No problem. I wasn't getting "nitpicky", I was merely jesting as per the bet proposed above and specifying my own personal parameters in direct response to Panini.
As you said, it's "...not who is better, but what is more recognizable." My point exactly. Everyone is different and knowledge and information are not always equally distributed. So at this point, anyone reading this thread has now heard of Lobel's of NY in Manhattan on Madison Ave (read about their history
). As far as I'm concerned, anyone who raises cattle for food and slaughters them had better have quality meat no matter where they're raised, be it Texas or Timbuktu.
And you're right, "...we're talking about level of quality" as well. Both Texas ranchers and Lobel's provide the best of the best. I have a feeling that I personally would have a better chance at getting the best of the best if I purchased from Lobel's rather than a Texas rancher who may or may not choose to or be able to provide me with the exact cut I want since most of the premium cuts are already sold as confirmed by above posts.
The Lobel family has been butchering for several generations and is known for dry-aging their beef four to six weeks - now that's what I'm
after.
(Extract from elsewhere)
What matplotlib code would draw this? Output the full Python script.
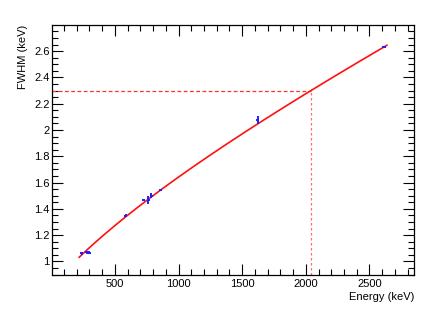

If no one has heard of dry-aging beef, it brings out the beef flavor and increases tenderness because flavors are concentrated and enzymes break down. "It is known that tenderness decreases immediately after slaughter while rigor mortis takes place (taking 6 to 12 hours to complete); then tenderness increases gradually." "Dry-aged beef has a wonderful, rich, beefy taste I associate with fine beef," says Bruce Aidells, author (with Denis Kelly) of The Complete Meat Cookbook
. "It's mellow and intense."
Basically dry aging beef makes a fantastic steak - phenomenal. Top steak houses dry-age beef for up to 4 months. Cook's Illustrated
and Alton Brown support this technique and provide methods which consumers can use at home to achieve a similar goal. Most butchers no longer dry-age beef because of dry-aged beef loses weight (intensifying the flavors) which means less beef costs more money. Money that average consumers aren't willing to spend.Dry-Aged Beef: Try a Little Tenderness
A good steak is a good steak. I don't care if my neighbor raised it as long as it's good. My preference is the bone-in rib-eye steak or the T-bone. Filet mignons don't have enough flavor or texture for me. All I know is that I'm sure I'd appreciate any kobe (or more specifically Tajima
) beef and Lobel's, hence my quick response to the initial proposal.